買い物を数回に分けて済ませ、前日には私がキッチンで下準備に数時間、その間夫は家の窓やベランダなどの大掃除。飾り付けは私が前もって少しずつ済ませていたから問題なかった。そう、元々小心者で、いつでも無理したくないタイプなのだ。期限間近に爆発的にパワーを発揮するタイプとは違い、期限が近づけば近づくほど落ち着かなくなり、本来の力が発揮できなくなる気がする。多分この辺の感覚は、同じ部類の者同士にしか分かり合えないものなのだろう。

当日はやはり午前中からバタバタで、というのも夫はこんな土壇場で街へネクタイを買いに行き、開店時間を間違えて足止め(後から聞いたらその時カフェでコーヒー飲んでたって、そりゃ待つしかないんだけど、私は一人キッチンで格闘してたよ)、もう何処からツッコめば良いのか分からない。これが日仏の違いなのか。これもカルチャーショックの一種なのか。

お昼過ぎに戻ってきた夫、焦り過ぎて笑顔もなく黙々と作業する私を和ませようと思ってか、やけにテンション高く、褒めまくりながら全ての料理の仕上げをしてくれた。ドレッシングとかソースを作るのが上手いのだ(と当時思ったが、その後の経過を見るに、あの日は偶々上手く行ったようだ、妙なところで強運の持ち主である)。
そんなこんなで、15時半に結婚式の保証人(男女一人ずつ必要)を引き受けてくれた人達が来た時には、既に服も着替えてメイクもし、夫が室内の飾り付けにプラスしたいという、風船を膨らましていた自分を褒めてやりたい。
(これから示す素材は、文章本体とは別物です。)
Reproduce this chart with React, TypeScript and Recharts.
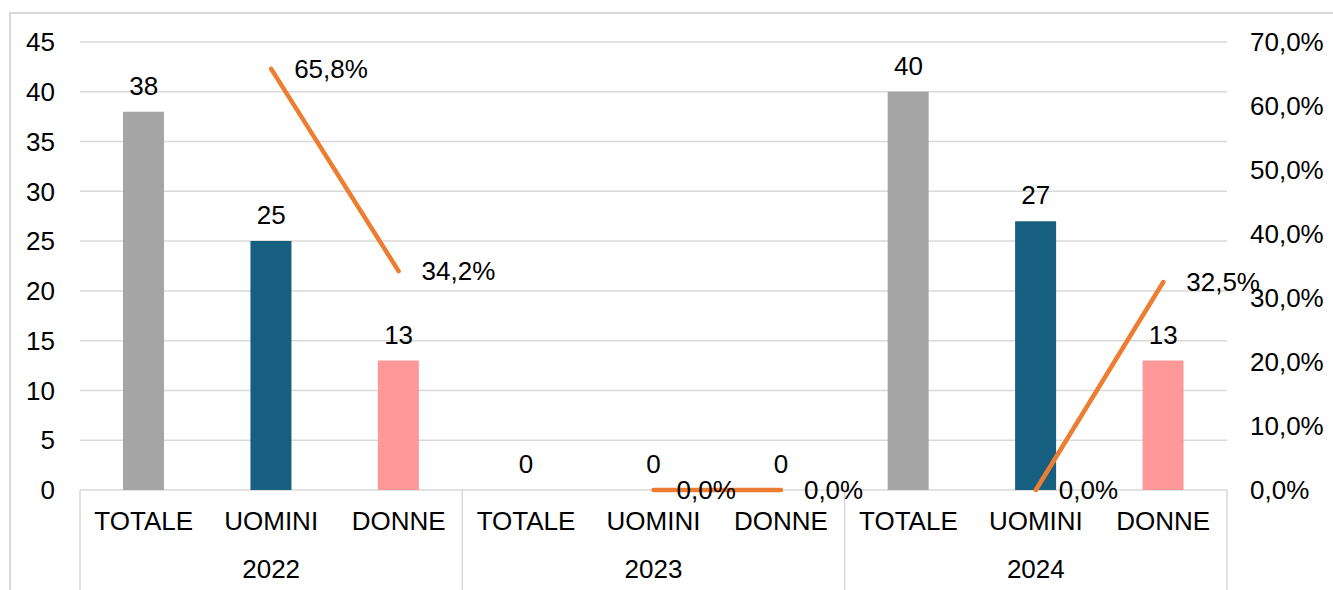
import {
  Bar,
  CartesianGrid,
  Cell,
  ComposedChart,
  LabelList,
  Line,
  XAxis,
  YAxis,
} from "recharts";

const YEARS = ["2022", "2023", "2024"];
const GROUPS = ["TOTALE", "UOMINI", "DONNE"];
const COUNTS = [38, 25, 13, 0, 0, 0, 40, 27, 13];
const SHARES: (number | null)[] = [null, 65.8, 34.2, null, 0, 0, null, 0, 32.5];
const LEFT_TICKS = [0, 5, 10, 15, 20, 25, 30, 35, 40, 45];
const RIGHT_TICKS = [0, 10, 20, 30, 40, 50, 60, 70];

const GROUP_COLORS: Record<string, string> = {
  TOTALE: "#A5A5A5",
  UOMINI: "#175F80",
  DONNE: "#FF9999",
};

const W = 1333;
const H = 590;
const FONT = 26;
const GRID = "#D9D9D9";

const data = YEARS.flatMap((year, yi) =>
  GROUPS.map((cat, gi) => ({
    year,
    cat,
    count: COUNTS[yi * 3 + gi],
    share: SHARES[yi * 3 + gi],
  }))
);

const pct = (v: number) => `${v.toFixed(1).replace(".", ",")}%`;

function CatTick(props: any) {
  const { x, y, payload } = props;
  return (
    <text x={x} y={y + 32} textAnchor="middle" fontSize={FONT} fill="#000">
      {payload.value}
    </text>
  );
}

function YearTick(props: any) {
  const { x, y, payload, index } = props;
  const half = payload.offset || (1227 - 80) / 6;
  return (
    <g>
      <line x1={x - half} x2={x - half} y1={y - 58} y2={H} stroke={GRID} strokeWidth={1.5} />
      {index === YEARS.length - 1 && (
        <line x1={x + half} x2={x + half} y1={y - 58} y2={H} stroke={GRID} strokeWidth={1.5} />
      )}
      <text x={x} y={y + 30} textAnchor="middle" fontSize={FONT} fill="#000">
        {payload.value}
      </text>
    </g>
  );
}

export default function App() {
  return (
    <div
      style={{
        position: "absolute",
        left: 0,
        top: 0,
        width: W,
        height: H,
        overflow: "hidden",
        background: "#fff",
        fontFamily: "'Liberation Sans', Arial, sans-serif",
      }}
    >
      <div
        style={{
          position: "absolute",
          left: 9,
          top: 12,
          width: 1500,
          height: 800,
          border: `2px solid ${GRID}`,
          boxSizing: "border-box",
        }}
      />
      <ComposedChart
        width={W}
        height={H}
        data={data}
        margin={{ top: 42, right: 0, left: 0, bottom: 0 }}
        style={{ position: "absolute", left: 0, top: 0 }}
      >
        {/* the 0 gridline doubles as the category axis line */}
        <CartesianGrid
          xAxisId="cat"
          yAxisId="left"
          vertical={false}
          stroke={GRID}
          strokeWidth={1.5}
        />
        <XAxis
          xAxisId="cat"
          dataKey="cat"
          height={50}
          tickLine={false}
          axisLine={false}
          tick={<CatTick />}
          interval={0}
        />
        <XAxis
          xAxisId="year"
          dataKey="year"
          allowDuplicatedCategory={false}
          height={50}
          tickLine={false}
          axisLine={false}
          tick={<YearTick />}
          interval={0}
        />
        <YAxis
          yAxisId="left"
          orientation="left"
          width={80}
          domain={[0, 45]}
          ticks={LEFT_TICKS}
          tickLine={false}
          axisLine={false}
          tickMargin={19}
          tick={{ fontSize: FONT, fill: "#000" }}
        />
        <YAxis
          yAxisId="right"
          orientation="right"
          width={106}
          domain={[0, 70]}
          ticks={RIGHT_TICKS}
          tickLine={false}
          axisLine={false}
          tickMargin={17}
          tickFormatter={pct}
          tick={{ fontSize: FONT, fill: "#000" }}
        />
        <Bar
          xAxisId="cat"
          yAxisId="left"
          dataKey="count"
          barSize={41}
          isAnimationActive={false}
        >
          {data.map((d, i) => (
            <Cell key={i} fill={GROUP_COLORS[d.cat]} />
          ))}
        </Bar>
        {/* invisible carrier for the count labels, so zero bars get a "0" too */}
        <Line
          xAxisId="cat"
          yAxisId="left"
          dataKey="count"
          stroke="none"
          dot={false}
          activeDot={false}
          legendType="none"
          isAnimationActive={false}
        >
          <LabelList dataKey="count" position="top" offset={17} fontSize={FONT} fill="#000" />
        </Line>
        <Line
          xAxisId="cat"
          yAxisId="right"
          dataKey="share"
          stroke="#ED7D31"
          strokeWidth={4.5}
          strokeLinecap="round"
          dot={false}
          activeDot={false}
          isAnimationActive={false}
        >
          <LabelList
            dataKey="share"
            position="right"
            offset={23}
            fontSize={FONT}
            fill="#000"
            formatter={(v: any) => (v == null ? "" : pct(v))}
          />
        </Line>
      </ComposedChart>
    </div>
  );
}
結婚式は物珍しく面白かった。豪華だけれど華美ではない、落ち着いた広間で行われ、市役所の人達と、私一人の為に雇った通訳の人、計三人の女性が部屋の正面に立ち、次に新郎新婦の私達が居て、その後ろに夫の親戚や友人達が並んでいた。
二人に結婚の意思があるかを確認されるのは、よくある教会の結婚式のイメージと同じだけれど、その時に夫婦の権利や義務だけでなく、子供を持った場合の、子供に対する親の権利や義務についても、法律の条文に触れつつ説明された。

一通り説明を聞き、宣誓し、書類にサインすると、式は終わり。皆が笑顔と拍手で祝福してくれた。広間を出て、一人一人からお祝いの言葉をもらううちに、何故かホロリと泣けて来てしまって、私にとっては初対面の人がほとんどだけど、そんなことは関係なく、人は温かい気持ちに触れるだけで、自然と涙腺が緩むのだなあ、などと頭の片隅で思っていた。

サマータイムと緯度の影響で、パリは17時と言えどまだ日は高く、雲ひとつないような真っ青な空、街は初夏の陽気だった。数日前まで、まだ朝晩10度を切る寒さだとぼやいていたのに。
パーティはシャンパンを待ちきれない人々の、そわそわした空気の中なしくずし的に始まり、飲み始めてしまえば後はもうご自由にどうぞと、私も夫も来てくれた人と笑顔で話し続けているうちに、いつの間にか日付が変わっていたのだった。